The God Who Argued Both Sides
Shemot Rabbah, the midrash on Exodus, observed something unusual about how God operated in relation to Israel during the Exodus period: in human courts, the prosecutor and the defender are always different people. God was both simultaneously, making the case against Egypt and defending Israel in the same breath, playing every role in the divine court at once. This was what Israel was: the nation for whom God argued its own case when it could not argue for itself.
The image of God as a king watching his only son with obsessive parental care, asking every servant at every hour whether the child has eaten, whether he has come home safely, this comes from Vayikra Rabbah, the fifth-century midrash on Leviticus. God watched Israel through Moses the same way, giving daily commands about the Israelites' welfare with the urgency of a father who cannot stop checking on a beloved child. Balaam, standing on his hilltops, was looking at the object of that surveillance. Every attempt to curse it returned as blessing because the thing he was aiming at had been held too carefully to fall to a hired prophet's word.

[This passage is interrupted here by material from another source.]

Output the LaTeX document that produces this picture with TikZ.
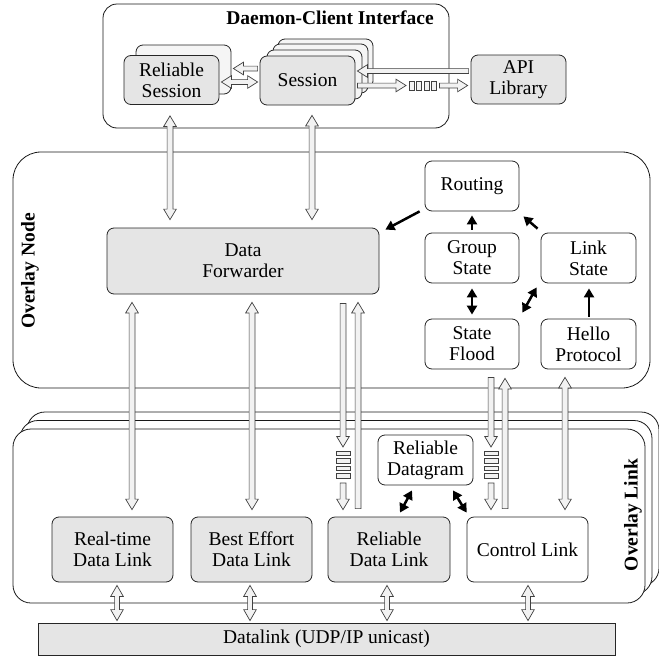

Why the Donkey Saw It First
The rabbis never quite let go of the donkey detail. What protected Israel was not invisible. It was perfectly visible to anyone paying attention. The donkey saw it. The angel with the drawn sword was simply there, standing in the road. What Balaam lacked was not access to the truth but willingness to look at it without the filter of what Balak was paying him to find.
He blessed Israel three times on three different mountains. He described its future with more precision than he had been hired to provide. Then he went home to Balak and the curses he had been hired to deliver went with him, unspoken. The most feared curser in the ancient world had stood on every available hilltop and found nothing in his mouth but the future of the people he had come to destroy.